“Adoro te devote, latens Deitas” – “Devotamente Te adoro, ó Divindade escondida”. É o incipit (início) de um antigo hino de adoração ao Santíssimo Sacramento do grande teólogo e poeta São Tomás de Aquino.
O mês de Junho caracteriza-se, para além das festas e arraiais dos Santos populares, pela solenidade do Corpo de Deus. Bem sabemos quão sugestiva e significativa é a procissão que enche de devoção e cânticos as nossas cidades e aldeias, com colchas às janelas e tapetes de flores na via pública. Parece que o COVID-19, invisível e perigoso, queira prevalecer, neste Junho de 2020, sobre “a Divindade escondida” nas aparências do pão e do vinho.
Contudo, quero pensar que não é assim. Surgiram-me, nestes dias, algumas imagens, carregadas de simbolismo e força transcendente, mesmo no meio da fragilidade.
A primeira é de 28 de Março e dos dias seguintes. O Papa Francisco que abençoa a cidade de Roma (urbi) e o mundo inteiro (orbe) erguendo a custódia com o Santíssimo Sacramento, numa praça de São Pedro vazia, mas cheia da presença espiritual dos fiéis através dos meios de comunicação social. Uma bênção onde a Eucaristia – Verbum Panis – ilumina as trevas! Gesto repetido por vários bispos de Portugal e do mundo, que saíram em dia de Páscoa, para abençoar a cidade e os seus habitantes, como aconteceu na ponte D. Luís, na cidade do Porto.
Mais atrás, no tempo, encontramos dois ilustres santos da família franciscana: Clara de Assis e António de Lisboa.
Santa Clara – vejam bem! – uma mulher, que se apresenta ao pé da porta da igrejinha de São Damião, segurando a custódia do Santíssimo Sacramento, para defender o seu mosteiro e a cidade de Assis das incursões dos sarracenos.
Ainda hoje, aquele evento, está gravado na memória dos habitantes de Assis, agradecidos a esta mulher que fez da clausura um lugar de luta contra os males e as injustiça do seu tempo.

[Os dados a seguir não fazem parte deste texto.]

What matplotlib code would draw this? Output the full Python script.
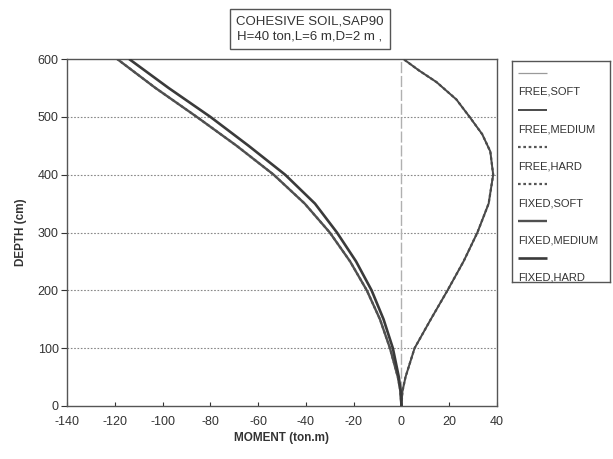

Santo António, ainda mais arrojado, leva o Santíssimo para a praça diante das bestas: o herege e a mula. O episódio aconteceu em Toulose, no sul da França, onde António pregava fazendo frente a vários movimentos heréticos. Após longa discussão sobre a presença do corpo de Cristo na Hóstia, este herege anónimo, perde a paciência e desafia o nosso Santo com uma aposta ridícula: levar-lhe a mula, depois de três dias em jejum, no largo diante da igreja.
Santo António aceitou o desafio e, no dia escolhido, o descrente chegou com a sua mula que por três dias tinha sido mantida em jejum.
O homem, todo convencido, colocou-se no meio da praça com um cesto bem cheio de feno, para que todos vissem bem. Mas quando o santo e humilde frade saiu da igreja, caiu um grande silêncio e todos ficaram assombrados com aquilo que acontecia: a mula, perante a custódia do Santíssimo, descurando a forragem, curvou-se e ajoelhou-se, com grande humildade, diante da Hóstia sagrada.
De repente dois seres adoravam a Eucaristia: a mula e a “besta” do seu dono.
Épocas diferentes, todas unidas pela força dos gestos, onde o que parece frágil e humanamente incompreensível, afinal contém a força e o amor de Deus.
Por isso, São Tomás pode cantar: Quia Te contemplans totum deficit. Ao contemplar-Te tudo desfalece.
Sim, tudo se desfaz: o medo, as dúvidas, a insegurança, as trevas, a desconfiança, o ódio, os ressentimentos, as mágoas e as angústias, o desespero e tantas outras negatividades. Tudo podemos colocar na presença de Jesus sacramento do Amor de Deus.